The Park Players didn’t let lost revenue stop them. 

In the 2020-2021 school year, Park Players Theatre Company put on six radio shows, for which the casts were able to rehearse together in the Gloria Logan Theatre.

“It was a really unique experience for students and provided a new perspective on acting and performing,” said Bird. 

However, due to social distancing guidelines, auditions and casting for these productions was limited only to members of P-CEP’s Thespian Troupe #354, those who had done at least two prior productions and had a sufficient number of tech hours with Park Players. 

The lack of opportunities provided to those not in the Thespian Troupes during the radio shows caused some to feel a disconnect from the company and prevented other prospective Park Players from being involved with the company at all.

“And they were allowed to do the radio shows, while the rest of us were just supposed to sit in the back, you know?” said Grace Laney, a senior whose first show was the canceled “Anything Goes.”

Technicalities behind the Thespian points awarded for 2020 are still up in the air nearly two years later, which has thrown a wrench into many Players’ futures with the troupe. 

“I haven’t even become a Thespian this semester,” said Laney, who was also in December 2021’s “12 Angry Women.” “I won’t until next semester be able to engage in all of the intricacies of creating the shows, creating posters and advertising for the shows and working together just with my fellow people in theatre.” 

 In 2021, these issues are not going unacknowledged. 

“We’re trying to keep everybody involved and get even more people than ever,” Ayotte said, “because the goal of this year is to get more people involved and more people active in theatre.”

The “Musical Comedy Murders of 1940” cast noticed a large increase in volunteerism for the backstage crew in comparison to prior productions. 

“It was a lot easier than it’s ever been because non-Park Players didn’t have the opportunity to do things last year,” said Mihalic, who was a cast member and prop crew head for “Musical Comedy Murders of 1940.”

“We always struggle for finding people to do backstage crew because it’s not, like, the most glamorous of jobs,” said Ayotte, who also worked on carpentry crew. “But for carpentry, we had so many more people show up to volunteer that we’ve had ever before because I think people wanted to get involved right away.” 

Factors still affected backstage work that were out of the Park Players’ control.

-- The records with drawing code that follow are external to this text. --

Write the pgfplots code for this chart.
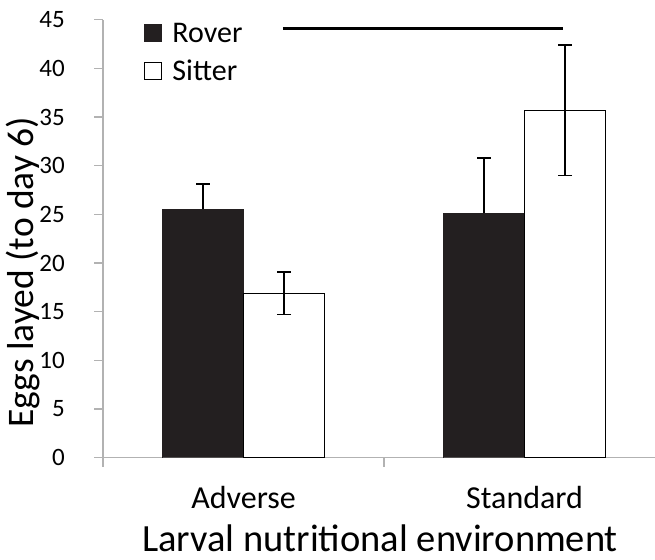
\documentclass[border=0pt]{standalone}
\usepackage{pgfplots}
\pgfplotsset{compat=1.18}
\usepackage{fontspec}
\setmainfont{Carlito}
\definecolor{axgray}{RGB}{178,178,178}
\definecolor{barblack}{RGB}{35,31,32}
\begin{document}
\begin{tikzpicture}[x=1pt,y=1pt]
\useasboundingbox (0,0) rectangle (655,559);
\begin{axis}[
  at={(103pt,101.3pt)}, anchor=south west,
  scale only axis, width=552pt, height=438pt,
  xmin=-0.5, xmax=1.464, ymin=0, ymax=45,
  axis x line=bottom, axis y line=left,
  axis line style={axgray, line width=1.3pt, -},
  every tick/.style={axgray, line width=1.3pt},
  tick align=outside, major tick length=9pt,
  ytick={0,5,...,45},
  xtick={-0.5,0.5}, xticklabels={},
  extra x ticks={0,1}, extra x tick labels={Adverse,Standard},
  extra x tick style={major tick length=0pt, xticklabel style={font=\fontsize{32}{36}\selectfont, anchor=base, yshift=-51pt, inner sep=0pt}},
  /pgf/number format/assume math mode=true,
  yticklabel style={font=\fontsize{25}{28}\selectfont, anchor=east, inner sep=0pt, xshift=-29pt},
  xlabel={Larval nutritional environment},
  xlabel style={font=\fontsize{38.5}{42}\selectfont, at={(axis description cs:0.502,0)}, anchor=base, yshift=-94pt, inner sep=0pt},
  ylabel={Eggs layed (to day 6)},
  ylabel style={font=\fontsize{37.5}{42}\selectfont, at={(axis description cs:-0.1265,0.423)}, anchor=base, inner sep=0pt},
  legend style={at={(axis description cs:0.0743,1)}, anchor=north west, yshift=-1pt, draw=none, fill=none, font=\fontsize{30}{36}\selectfont, inner sep=0pt, row sep=12pt, cells={anchor=west}},
]
\addplot[ybar, bar width=81pt, bar shift=-40.5pt, fill=barblack, draw=barblack,
  legend image code/.code={\draw[fill=barblack, draw=barblack, line width=1.2pt] (0pt,-8.5pt) rectangle (17pt,8.5pt); \path (25pt,0pt);}]
  coordinates {(0,25.5) (1,25.1)};
\addlegendentry{Rover}
\addplot[ybar, bar width=81pt, bar shift=40.5pt, fill=white, draw=black, line width=1.3pt,
  legend image code/.code={\draw[fill=white, draw=black, line width=1.2pt] (0pt,-8.5pt) rectangle (17pt,8.5pt); \path (25pt,0pt);}]
  coordinates {(0,16.9) (1,35.7)};
\addlegendentry{Sitter}
% error bars at bar centres
\addplot[draw=none, mark=none, forget plot,
  error bars/.cd, y dir=plus, y explicit,
  error bar style={draw=black, line width=1.5pt},
  error mark options={draw=black, line width=1.5pt, mark size=7pt, rotate=90}]
  coordinates {(-0.144,25.5) +- (0,2.6) (0.856,25.1) +- (0,5.7)};
\addplot[draw=none, mark=none, forget plot,
  error bars/.cd, y dir=both, y explicit,
  error bar style={draw=black, line width=1.5pt},
  error mark options={draw=black, line width=1.5pt, mark size=7pt, rotate=90}]
  coordinates {(0.144,16.9) +- (0,2.2) (1.144,35.7) +- (0,6.7)};
\addplot[black, line width=3pt, forget plot] coordinates {(0.14,44.1) (1.135,44.1)};
\end{axis}
\end{tikzpicture}
\end{document}
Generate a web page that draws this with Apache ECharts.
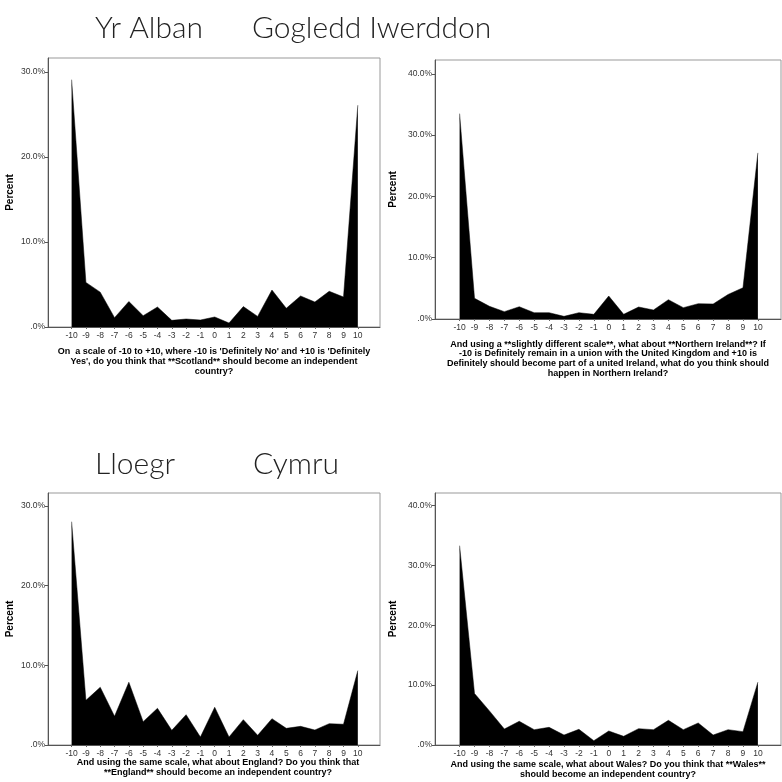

Lumber prices have recently spiked due to decreased labor, making it harder for theatre companies to get access to wood for their sets. Additionally, with two graduating classes of experienced Thespians gone since the Park Players’ last performances, there was a lack in leadership and training for those just getting involved.

“As a result, there was a steeper learning curve with the crew for this show than would normally be the case,” said Bird. 

Despite the various external factors affecting the program, a particular struggle that stood out was an adjustment back to preparing for a time-sensitive goal. 

“I think the biggest challenge we faced as a group was getting back into the groove, so to speak,” Bird said. “After a year of postponements and extended deadlines, it was a challenge to get back to the idea of things absolutely needing to be done by a specific date.” 

Nevertheless, “Musical Comedy Murders of 1940” managed to open on its originally planned debut date. The cast felt as though it was able to iron out all the kinks just in time for opening night, which had an unexpectedly large turnout according to Ayotte. 

“We had a lot of good running bits in the show that we got to work on together, and as a cast, I think we really did a good job to be the first people to put on a show for, you know, Park Players since the pandemic,” said Ayotte.

The performance provided satisfaction for the actors and crew.

 “It was so great to be able to witness just people having fun on stage again,” Laney said. 

Having a live audience enhanced the experience for the participants.

“Being in a radio show, it’s great and I’m glad we had that opportunity,” said Mihalic, “but there’s nothing like an audience and getting reactions from them, and just doing a lot of Park Players traditions that I’d never gotten to experience before.”